Well, we've lost Tom's enthusiasm for the moment. I hope not permanently. He is a great addition to the forum. I think it is always a mistake to entirely withdraw from criticism, even though it can be devastating.
I hope you do return, Tom.
Peter
Well I'm sorry if - after holding off from critiquing lots of his poems - I scared him off with what I thought was a fair, and fairly mild, comment on one of them, and a question designed to get a better understanding of his attitude towards poetry - see above. That was it. (He responded in a separate thread headed 'Sorry'). My reference to 'cloudscapes' reflected some reference to clouds that was in his now erased poem, if I'm recalling it correctly.
Tom said in one of his threads that he was bipolar. I inferred from his prolific postings that he was in an elevated phase of that not uncommon condition. Usually that brings an over-robust attitude of mind. So I didn't expect his confidence to be so fragile.
Tom is welcome in the forum. He doesn't have to take any notice of me.
Ian
Edited 1 time(s). Last edit at 04/01/2022 06:35PM by IanAKB.
I think your comment is "fair, and fairly mild". I like your comments Ian and appreciate what I can learn from them. As I hope Tom changes his mind, I do not think your words are responsible for his departure. That is a choice, he can undo!
Be well.
Ian, it was not your critique at all.
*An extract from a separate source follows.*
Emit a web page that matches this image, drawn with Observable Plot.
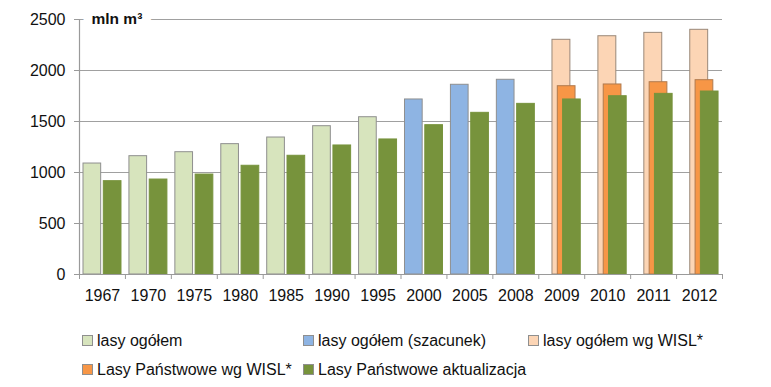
<!DOCTYPE html>
<html>
<head>
<meta charset="utf-8">
<script src="https://cdn.jsdelivr.net/npm/d3@7"></script>
<script src="https://cdn.jsdelivr.net/npm/@observablehq/plot@0.6"></script>
<style>
  html, body { margin: 0; padding: 0; background: #fff; }
  #chart svg { display: block; }
  #chart g[aria-label="y-axis tick"], #chart g[aria-label="x-axis tick"] { stroke: #9a9a9a; }
  .legend { font-family: "Liberation Sans", Arial, sans-serif; font-size: 16px; line-height: 29px; color: #111; padding: 14px 0 0 82px; }
  .legend .row { white-space: nowrap; height: 29px; }
  .legend .item { display: inline-block; }
  .legend .c1 { width: 221px; }
  .legend .c2 { width: 225px; }
  .legend .sw { display: inline-block; width: 9px; height: 9px; border: 1px solid #8f8f8f; margin-right: 4px; vertical-align: baseline; }
</style>
</head>
<body>
<div id="chart"></div>
<script>
// ---- data ----
const years = ["1967","1970","1975","1980","1985","1990","1995","2000","2005","2008","2009","2010","2011","2012"];
const lasyOgolem          = [1088,1160,1199,1278,1343,1454,1542,null,null,null,null,null,null,null];
const lasyOgolemSzacunek  = [null,null,null,null,null,null,null,1716,1860,1909,null,null,null,null];
const lasyOgolemWISL      = [null,null,null,null,null,null,null,null,null,null,2301,2336,2369,2399];
const lpWISL              = [null,null,null,null,null,null,null,null,null,null,1846,1863,1885,1905];
const lpAktualizacja      = [915,931,980,1066,1164,1265,1324,1464,1585,1673,1716,1748,1771,1794];
const yTicks = [0, 500, 1000, 1500, 2000, 2500];
const unitLabel = "mln m³";

// ---- series definitions (styling / slot within category) ----
const series = [
  {key: "lasy ogółem",                 values: lasyOgolem,         fill: "#d7e4bd", stroke: "#8f8f8f", slot: [0.087, 0.472]},
  {key: "lasy ogółem (szacunek)",      values: lasyOgolemSzacunek, fill: "#8eb4e3", stroke: "#8f8f8f", slot: [0.087, 0.472]},
  {key: "lasy ogółem wg WISL*",        values: lasyOgolemWISL,     fill: "#fcd5b5", stroke: "#9a8878", slot: [0.298, 0.688]},
  {key: "Lasy Państwowe wg WISL*",     values: lpWISL,             fill: "#f79646", stroke: "#b07a4e", slot: [0.414, 0.800]},
  {key: "Lasy Państwowe aktualizacja", values: lpAktualizacja,     fill: "#77933c", stroke: "#77933c", slot: [0.529, 0.914]}
];

const rows = [];
for (const s of series) {
  s.values.forEach((v, i) => {
    if (v != null) rows.push({i, year: years[i], value: v, series: s.key, fill: s.fill, stroke: s.stroke, slot: s.slot});
  });
}

const n = years.length;
const chart = Plot.plot({
  width: 771,
  height: 312,
  marginLeft: 79,
  marginRight: 49,
  marginTop: 19,
  marginBottom: 38,
  style: {fontFamily: "Liberation Sans, Arial, sans-serif", fontSize: "16px", color: "#111", background: "#fff"},
  x: {type: "linear", domain: [0, n], axis: null, label: null},
  y: {domain: [0, 2500], axis: null, label: null},
  marks: [
    Plot.ruleY(yTicks.filter(d => d > 0), {x1: 0, x2: n, stroke: "#a0a0a0", strokeWidth: 1}),
    Plot.text([unitLabel], {x: 0, y: 2500, dx: 12, textAnchor: "start", fontWeight: "bold", fontSize: 15.5, fill: "#111", stroke: "white", strokeWidth: 18, paintOrder: "stroke"}),
    Plot.rect(rows, {
      x1: d => d.i + d.slot[0],
      x2: d => d.i + d.slot[1],
      y1: 0,
      y2: "value",
      fill: d => d.fill,
      stroke: d => d.stroke,
      strokeWidth: 1
    }),
    Plot.ruleX([0], {y1: 0, y2: 2500, stroke: "#9a9a9a", strokeWidth: 1.2}),
    Plot.ruleY([0], {x1: 0, x2: n, stroke: "#9a9a9a", strokeWidth: 1.2}),
    Plot.axisY({ticks: yTicks, tickSize: 5, tickPadding: 9, tickFormat: d => String(d), label: null, fill: "#111"}),
    Plot.axisX({ticks: d3.range(n + 1), tickSize: 5, tickFormat: () => "", label: null}),
    Plot.axisX({ticks: years.map((_, i) => i + 0.5), tickSize: 0, tickPadding: 15, tickFormat: d => years[Math.floor(d)], label: null, fill: "#111"})
  ]
});
document.getElementById("chart").appendChild(chart);

// ---- legend ----
const legendOrder = [
  [series[0], series[1], series[2]],
  [series[3], series[4]]
];
const legend = document.createElement("div");
legend.className = "legend";
for (const r of legendOrder) {
  const row = document.createElement("div");
  row.className = "row";
  r.forEach((s, j) => {
    const item = document.createElement("span");
    item.className = "item" + (j === 0 ? " c1" : j === 1 ? " c2" : "");
    const sw = document.createElement("span");
    sw.className = "sw";
    sw.style.background = s.fill;
    item.appendChild(sw);
    item.appendChild(document.createTextNode(s.key));
    row.appendChild(item);
  });
  legend.appendChild(row);
}
document.getElementById("chart").appendChild(legend);
</script>
</body>
</html>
It is a product of my new
meds. Sometimes it garbles the brain to change medications and
that is my reason for erasing my garbled poem. lol. I did not mean
to infer your words were out of order, in fact, they were spot on.
I just fight this damnable disease constantly so I hope this clears
up my reason for departure at this time. Thanks to all. tom
Be well, Tom. We do enjoy your poetry here! I am glad you have clarified.
Tom, Here's my response to Terry on my thread. It pertains to how much space you take on the board.
amo,
Peter
Merc,
re: Tom pushing people off. I figure he's old enough to be able to know that he is doing that and that it is not fair to all those who only post once in a while. I guess, Terry, that your mentioning to me is sufficient to motivate me to say something to him. As an anarchist, I'm sure you know how much I hate being anyone else's cop or daddy or conscience, but I will take on the task.
Thanks for stopping by to read the poem.
amo,
Peter
Tom, you've been a valuable contributor to the forum. I, for one, shall miss your writing.